Согласно «Рамаяне», из всех жителей Митхилы только Сита могла сдвинуть с места тяжёлый сундук, в котором хранился лук Шивы. Джанака мог выдать свою дочь замуж только за того, кто был бы так же силён, как она. Джанака объявил, что отдаст Ситу в жёны тому, кто сможет натянуть тетиву на этот лук. Много царевичей безуспешно пытались сделать это, но оказались не в состоянии даже поднять лук. Когда подошла очередь Рамы, он не только натянул тетиву лука, но и сломал его.

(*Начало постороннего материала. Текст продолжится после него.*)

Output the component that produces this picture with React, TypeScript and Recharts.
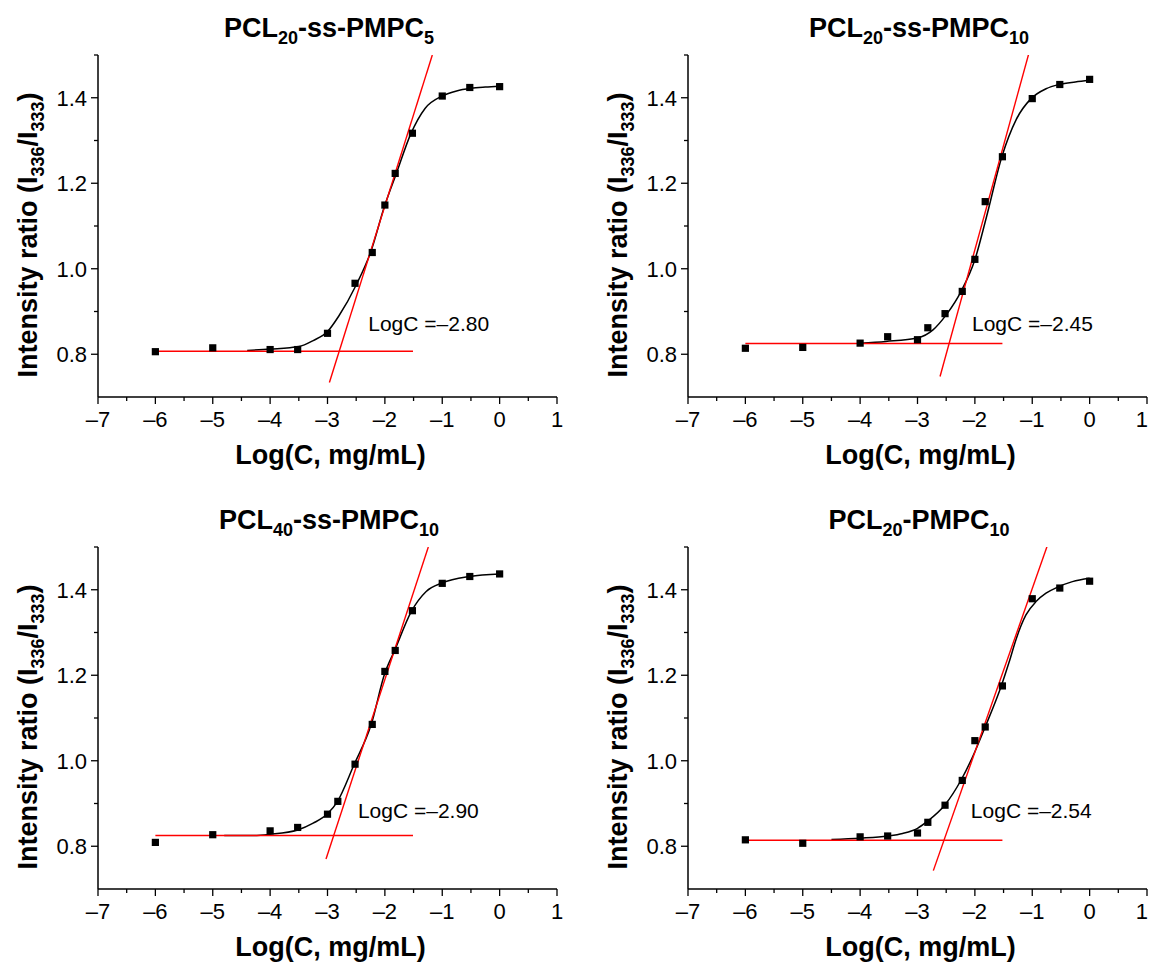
import React from 'react';
import { ComposedChart, Line, Scatter, XAxis, YAxis, Label, ReferenceDot } from 'recharts';

const FONT = '"Liberation Sans", Arial, Helvetica, sans-serif';

// ---- axes ----
const xTicks = [-7, -6.5, -6, -5.5, -5, -4.5, -4, -3.5, -3, -2.5, -2, -1.5, -1, -0.5, 0, 0.5, 1];
const xMajor = [-7, -6, -5, -4, -3, -2, -1, 0, 1];
const xMajorLabels = ['–7', '–6', '–5', '–4', '–3', '–2', '–1', '0', '1'];
const yTicks = [0.8, 0.9, 1.0, 1.1, 1.2, 1.3, 1.4, 1.5];
const yMajor = [0.8, 1.0, 1.2, 1.4];
const yMajorLabels = ['0.8', '1.0', '1.2', '1.4'];

// ---- measured points: log concentration ----
const logC13 = [-6, -5, -4, -3.52, -3, -2.52, -2.22, -2, -1.82, -1.52, -1, -0.52, 0];
const logC14 = [-6, -5, -4, -3.52, -3, -2.82, -2.52, -2.22, -2, -1.82, -1.52, -1, -0.52, 0];

// ---- intensity ratios ----
const ratioA = [0.806, 0.815, 0.811, 0.811, 0.849, 0.966, 1.038, 1.149, 1.223, 1.317, 1.404, 1.424, 1.426];
const ratioB = [0.814, 0.816, 0.826, 0.841, 0.834, 0.862, 0.895, 0.947, 1.022, 1.157, 1.262, 1.398, 1.431, 1.443];
const ratioC = [0.809, 0.827, 0.836, 0.844, 0.875, 0.905, 0.992, 1.085, 1.209, 1.258, 1.351, 1.415, 1.431, 1.437];
const ratioD = [0.815, 0.807, 0.822, 0.824, 0.831, 0.856, 0.896, 0.954, 1.047, 1.079, 1.175, 1.379, 1.404, 1.420];

// ---- fitted curves ----
const fitAx = [-4.4, -4, -3.5, -3.25, -3, -2.8, -2.5, -2.25, -2, -1.8, -1.55, -1.3, -1, -0.75, -0.5, -0.25, 0];
const fitAy = [0.809, 0.812, 0.818, 0.832, 0.853, 0.89, 0.962, 1.038, 1.149, 1.223, 1.315, 1.375, 1.404, 1.416, 1.422, 1.425, 1.427];
const fitBx = [-4, -3.55, -3, -2.73, -2.5, -2.24, -2, -1.8, -1.53, -1.28, -1.02, -0.76, -0.53, -0.25, 0];
const fitBy = [0.826, 0.83, 0.838, 0.857, 0.892, 0.947, 1.021, 1.12, 1.262, 1.349, 1.398, 1.421, 1.431, 1.437, 1.441];
const fitCx = [-4.8, -4.3, -4, -3.52, -3.25, -3, -2.83, -2.54, -2.24, -2, -1.83, -1.54, -1.28, -1, -0.52, 0];
const fitCy = [0.825, 0.825, 0.828, 0.838, 0.854, 0.876, 0.904, 0.99, 1.084, 1.205, 1.258, 1.349, 1.396, 1.416, 1.431, 1.437];
const fitDx = [-4.5, -4, -3.52, -3.26, -3, -2.83, -2.52, -2.24, -2, -1.83, -1.54, -1.4, -1.28, -1.11, -0.93, -0.76, -0.56, -0.3, 0];
const fitDy = [0.816, 0.819, 0.824, 0.83, 0.842, 0.858, 0.897, 0.955, 1.021, 1.076, 1.175, 1.232, 1.285, 1.341, 1.373, 1.392, 1.406, 1.419, 1.427];

// ---- red tangent lines (end points) ----
const baseAx = [-6, -1.51]; const baseAy = [0.807, 0.807];
const slopeAx = [-2.967, -1.173]; const slopeAy = [0.734, 1.5];
const baseBx = [-6, -1.52]; const baseBy = [0.825, 0.825];
const slopeBx = [-2.607, -1.063]; const slopeBy = [0.748, 1.502];
const baseCx = [-6, -1.51]; const baseCy = [0.825, 0.825];
const slopeCx = [-3.026, -1.243]; const slopeCy = [0.77, 1.5];
const baseDx = [-6, -1.52]; const baseDy = [0.814, 0.814];
const slopeDx = [-2.724, -0.743]; const slopeDy = [0.743, 1.501];

// ---- annotations ----
const noteText = ['LogC =–2.80', 'LogC =–2.45', 'LogC =–2.90', 'LogC =–2.54'];
const noteX = [-2.29, -2.05, -2.47, -2.07];
const noteY = [0.855, 0.855, 0.865, 0.865];

// ---- titles: [main, sub, main, sub] ----
const titleA = ['PCL', '20', '-ss-PMPC', '5'];
const titleB = ['PCL', '20', '-ss-PMPC', '10'];
const titleC = ['PCL', '40', '-ss-PMPC', '10'];
const titleD = ['PCL', '20', '-PMPC', '10'];

const zip = (xs: number[], ys: number[]) => xs.map((x, i) => ({ x, y: ys[i] }));

const XTick = (props: any) => {
  const { x, y, payload, maxX } = props;
  const v = payload.value;
  const idx = xMajor.findIndex((m) => Math.abs(m - v) < 1e-6);
  const major = idx >= 0;
  const clamp = maxX != null && x + 6 > maxX;
  return (
    <g>
      <line x1={x} y1={y} x2={x} y2={y + (major ? 7 : 4)} stroke="#000" strokeWidth={1.3} />
      {major && (
        <text
          x={clamp ? maxX : x}
          y={y + 30}
          textAnchor={clamp ? 'end' : 'middle'}
          fontSize={22}
          fontFamily={FONT}
          fill="#000"
        >
          {xMajorLabels[idx]}
        </text>
      )}
    </g>
  );
};

const YTick = (props: any) => {
  const { x, y, payload } = props;
  const v = payload.value;
  const idx = yMajor.findIndex((m) => Math.abs(m - v) < 1e-6);
  const major = idx >= 0;
  return (
    <g>
      <line x1={x - (major ? 7 : 4)} y1={y} x2={x} y2={y} stroke="#000" strokeWidth={1.3} />
      {major && (
        <text x={x - 11} y={y + 8} textAnchor="end" fontSize={22} fontFamily={FONT} fill="#000">
          {yMajorLabels[idx]}
        </text>
      )}
    </g>
  );
};

const Square = (props: any) => {
  const { cx, cy } = props;
  if (cx == null || cy == null) return null;
  return <rect x={cx - 3.6} y={cy - 3.6} width={7.2} height={7.2} fill="#000" />;
};

type PanelProps = {
  left: number;
  top: number;
  title: string[];
  xs: number[];
  ys: number[];
  fx: number[];
  fy: number[];
  bx: number[];
  by: number[];
  sx: number[];
  sy: number[];
  idx: number;
  maxX?: number;
};

const Panel = ({ left, top, title, xs, ys, fx, fy, bx, by, sx, sy, idx, maxX }: PanelProps) => {
  const points = zip(xs, ys);
  const fit = zip(fx, fy);
  const base = zip(bx, by);
  const slope = zip(sx, sy);

  const yLabel = (p: any) => {
    const vb = p.viewBox || {};
    const plotLeft = vb.x + vb.width;
    const bx0 = plotLeft - 61;
    const cy0 = vb.y + 180;
    const tx = plotLeft + 231;
    const ty = vb.y - 18;
    return (
      <g>
        <text
          transform={`translate(${bx0},${cy0}) rotate(-90)`}
          textAnchor="middle"
          fontSize={27}
          fontWeight="bold"
          fontFamily={FONT}
          fill="#000"
        >
          Intensity ratio (I<tspan fontSize={18} dy={7}>336</tspan>
          <tspan dy={-7}>/I</tspan>
          <tspan fontSize={18} dy={7}>333</tspan>
          <tspan dy={-7}>)</tspan>
        </text>
        <text x={tx} y={ty} textAnchor="middle" fontSize={27} fontWeight="bold" fontFamily={FONT} fill="#000">
          {title[0]}
          <tspan fontSize={18} dy={7}>{title[1]}</tspan>
          <tspan dy={-7}>{title[2]}</tspan>
          <tspan fontSize={18} dy={7}>{title[3]}</tspan>
        </text>
      </g>
    );
  };

  const xLabel = (p: any) => {
    const vb = p.viewBox || {};
    return (
      <text
        x={vb.x + vb.width / 2 + 3}
        y={vb.y + 67}
        textAnchor="middle"
        fontSize={27}
        fontWeight="bold"
        fontFamily={FONT}
        fill="#000"
      >
        Log(C, mg/mL)
      </text>
    );
  };

  const note = (p: any) => (
    <text x={p.cx} y={p.cy} fontSize={21} fontFamily={FONT} fill="#000">
      {noteText[idx]}
    </text>
  );

  return (
    <div style={{ position: 'absolute', left, top, width: 580, height: 490 }}>
      <ComposedChart width={580} height={490} margin={{ top: 55, right: 23, bottom: 33, left: 38 }}>
        <XAxis
          type="number"
          dataKey="x"
          domain={[-7, 1]}
          allowDataOverflow
          ticks={xTicks}
          interval={0}
          tickSize={0}
          tickMargin={0}
          tickLine={false}
          tick={<XTick maxX={maxX} />}
          axisLine={{ stroke: '#000', strokeWidth: 1.5 }}
          height={60}
        >
          <Label content={xLabel} />
        </XAxis>
        <YAxis
          type="number"
          dataKey="y"
          domain={[0.7, 1.5]}
          allowDataOverflow
          ticks={yTicks}
          interval={0}
          tickSize={0}
          tickMargin={0}
          tickLine={false}
          tick={<YTick />}
          axisLine={{ stroke: '#000', strokeWidth: 1.5 }}
          width={60}
        >
          <Label content={yLabel} />
        </YAxis>
        <Line
          data={fit}
          dataKey="y"
          type="monotone"
          stroke="#000"
          strokeWidth={1.5}
          dot={false}
          activeDot={false}
          isAnimationActive={false}
        />
        <Line
          data={base}
          dataKey="y"
          type="linear"
          stroke="#ff0000"
          strokeWidth={1.4}
          dot={false}
          activeDot={false}
          isAnimationActive={false}
        />
        <Line
          data={slope}
          dataKey="y"
          type="linear"
          stroke="#ff0000"
          strokeWidth={1.4}
          dot={false}
          activeDot={false}
          isAnimationActive={false}
        />
        <Scatter data={points} dataKey="y" fill="#000" shape={<Square />} isAnimationActive={false} />
        <ReferenceDot x={noteX[idx]} y={noteY[idx]} r={0} shape={note} />
      </ComposedChart>
    </div>
  );
};

export default function App() {
  return (
    <div
      style={{
        position: 'absolute',
        left: 0,
        top: 0,
        width: 1149,
        height: 967,
        overflow: 'hidden',
        background: '#fff',
      }}
    >
      <Panel left={0} top={0} title={titleA} xs={logC13} ys={ratioA} fx={fitAx} fy={fitAy} bx={baseAx} by={baseAy} sx={slopeAx} sy={slopeAy} idx={0} />
      <Panel left={590} top={0} title={titleB} xs={logC14} ys={ratioB} fx={fitBx} fy={fitBy} bx={baseBx} by={baseBy} sx={slopeBx} sy={slopeBy} idx={1} maxX={558} />
      <Panel left={0} top={492} title={titleC} xs={logC14} ys={ratioC} fx={fitCx} fy={fitCy} bx={baseCx} by={baseCy} sx={slopeCx} sy={slopeCy} idx={2} />
      <Panel left={590} top={492} title={titleD} xs={logC14} ys={ratioD} fx={fitDx} fy={fitDy} bx={baseDx} by={baseDy} sx={slopeDx} sy={slopeDy} idx={3} maxX={558} />
    </div>
  );
}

Сита переехала в Айодхью, но, спустя некоторое время, добровольно согласилась уйти в изгнание в лес на 14 лет вместе с Рамой и Лакшманой. В лесу Ситу охраняли Рама и Лакшмана. Однажды Сите приглянулся пробегавший мимо золотой олень, и она попросила Раму поймать его. Рама долго не возвращался и обеспокоенная Сита отправила Лакшману на помощь, оставшись одна, без защиты. Лакшмана начертил вокруг хижины защитный круг и наказал Сите не выходить за его пределы. Ракшаса Равана под видом брахмана попросил у Ситы еды и, как только она вышла за пределы защитного круга, унёс её на Ланку.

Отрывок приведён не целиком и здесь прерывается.